Quote:
Originally Posted by Hitch
I've not found any insta-conversion program that works worth a crap. Some of the guys here on MR have stated that using the Calibre EDITOR (not the converter) works really well. This is using the Editor as an import tool--so, you'd export your HTML to your HTML editor, clean it up a bit, and then paste it into the Calibre editor, and pop out an ePUB. Of course, you could also use the Calibre editor as an HTML editor, too, to simplify it even further.
|
Well, importing an HTML file into calibre's Editor is not really different from importing an HTML file into Sigil.

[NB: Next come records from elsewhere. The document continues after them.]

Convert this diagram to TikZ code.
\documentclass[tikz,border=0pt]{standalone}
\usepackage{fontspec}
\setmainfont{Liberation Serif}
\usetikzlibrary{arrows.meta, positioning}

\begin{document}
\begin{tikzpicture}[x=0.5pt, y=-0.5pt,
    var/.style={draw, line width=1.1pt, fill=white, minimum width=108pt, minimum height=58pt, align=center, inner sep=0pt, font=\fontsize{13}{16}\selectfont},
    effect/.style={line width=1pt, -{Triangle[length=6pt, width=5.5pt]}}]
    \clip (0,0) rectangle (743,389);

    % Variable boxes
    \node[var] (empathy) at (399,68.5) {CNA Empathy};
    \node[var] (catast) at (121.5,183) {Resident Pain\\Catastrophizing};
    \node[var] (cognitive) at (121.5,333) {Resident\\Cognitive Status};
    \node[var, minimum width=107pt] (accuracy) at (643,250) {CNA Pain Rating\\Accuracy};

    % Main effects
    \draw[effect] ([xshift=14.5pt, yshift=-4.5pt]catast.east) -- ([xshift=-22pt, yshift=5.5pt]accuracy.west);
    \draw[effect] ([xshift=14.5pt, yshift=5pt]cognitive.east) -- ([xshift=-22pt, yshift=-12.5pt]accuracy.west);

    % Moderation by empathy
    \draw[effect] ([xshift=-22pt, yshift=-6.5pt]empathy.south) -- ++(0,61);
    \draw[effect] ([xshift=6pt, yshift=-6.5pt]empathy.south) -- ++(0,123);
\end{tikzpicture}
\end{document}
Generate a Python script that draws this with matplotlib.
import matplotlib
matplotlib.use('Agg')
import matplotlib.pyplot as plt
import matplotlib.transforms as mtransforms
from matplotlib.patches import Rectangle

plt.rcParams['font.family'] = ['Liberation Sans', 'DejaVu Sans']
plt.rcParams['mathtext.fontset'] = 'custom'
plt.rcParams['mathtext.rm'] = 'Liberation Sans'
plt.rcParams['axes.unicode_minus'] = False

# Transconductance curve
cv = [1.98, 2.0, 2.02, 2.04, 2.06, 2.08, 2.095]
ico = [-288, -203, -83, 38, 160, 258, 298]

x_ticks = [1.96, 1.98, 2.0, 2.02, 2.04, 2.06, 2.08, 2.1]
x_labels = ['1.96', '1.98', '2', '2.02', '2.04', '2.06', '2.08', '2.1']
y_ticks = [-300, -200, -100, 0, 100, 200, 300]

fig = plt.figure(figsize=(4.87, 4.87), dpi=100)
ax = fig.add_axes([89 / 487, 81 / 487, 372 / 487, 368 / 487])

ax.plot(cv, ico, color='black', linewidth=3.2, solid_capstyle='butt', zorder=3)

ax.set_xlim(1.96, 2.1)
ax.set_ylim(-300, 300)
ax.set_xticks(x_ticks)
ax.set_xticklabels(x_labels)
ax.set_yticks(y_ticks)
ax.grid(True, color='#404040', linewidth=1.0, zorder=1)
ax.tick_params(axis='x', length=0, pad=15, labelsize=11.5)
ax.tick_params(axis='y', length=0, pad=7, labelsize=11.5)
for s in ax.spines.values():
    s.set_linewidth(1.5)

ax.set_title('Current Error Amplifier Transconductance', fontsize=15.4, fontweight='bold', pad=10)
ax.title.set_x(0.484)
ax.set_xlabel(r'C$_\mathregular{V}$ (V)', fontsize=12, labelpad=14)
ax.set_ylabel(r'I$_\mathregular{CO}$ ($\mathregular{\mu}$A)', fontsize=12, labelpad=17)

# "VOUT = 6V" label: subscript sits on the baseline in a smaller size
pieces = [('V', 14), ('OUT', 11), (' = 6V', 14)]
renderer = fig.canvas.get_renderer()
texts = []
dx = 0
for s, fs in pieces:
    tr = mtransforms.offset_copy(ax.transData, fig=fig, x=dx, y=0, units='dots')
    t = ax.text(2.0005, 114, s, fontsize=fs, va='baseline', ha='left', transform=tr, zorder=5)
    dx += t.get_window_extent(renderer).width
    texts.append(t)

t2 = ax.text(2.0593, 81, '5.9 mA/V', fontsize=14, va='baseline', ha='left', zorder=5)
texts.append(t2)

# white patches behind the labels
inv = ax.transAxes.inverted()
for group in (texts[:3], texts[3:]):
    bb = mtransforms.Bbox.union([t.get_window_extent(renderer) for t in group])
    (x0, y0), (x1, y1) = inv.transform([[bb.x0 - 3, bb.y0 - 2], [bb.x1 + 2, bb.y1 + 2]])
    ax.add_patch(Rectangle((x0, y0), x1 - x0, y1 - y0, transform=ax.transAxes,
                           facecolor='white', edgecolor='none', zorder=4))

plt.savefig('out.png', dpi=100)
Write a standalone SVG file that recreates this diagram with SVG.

Mostly because the file is imported as-is in either case.
But calibre includes a DOCX Input plugin* for the conversion backend, which is also used to open a DOCX directly in the Editor.
Unlike conversion, importing a DOCX into the Editor does not go through stage two of the conversion pipeline -- the CSS flattening.
Conversion:
1) Input plugin, DOCX ==> OEB
2) CSS flattening and other monstrous nightmares, OEB ==> OEB
3) Output plugin, OEB ==> EPUB
Editor:
1) Input plugin, DOCX ==> OEB
2) OEB ==> EPUB
See calibre's manual:
Introduction to conversion
...
...
Given that the Editor now understands DOCX properly, I can only regard converting DOCX ==> EPUB in order to get an EPUB for editing, as nothing short of medium insanity.
...
...
So, "Import an (HTML or) DOCX file as a new book" is not substantially different from using Toxaris' Word addin to export EPUB; obviously, the Word addin uses a different method for translating DOCX into an EPUB, but the same general goal is present in both. I have no idea which route you might consider to have preferable output -- maybe they're both good/bad in different ways.
There's a fun experiment for you.

Compare a series of books, exported with Toxaris' tools (just a straight export, none of the other fancy pre-processing options) vs. imported directly to the calibre Editor.
Then tell us all, in your expert, professional opinion, which one does a better job of preserving styles and producing as clean an EPUB as you can actually get from Word.
EDIT:
* -- DOCX Input plugin is one of the builtin plugins. Sorry

technically most things in calibre are expressed as plugins, that's the reason why people can write new, external plugins for new formats, e.g. the KEPUB plugins.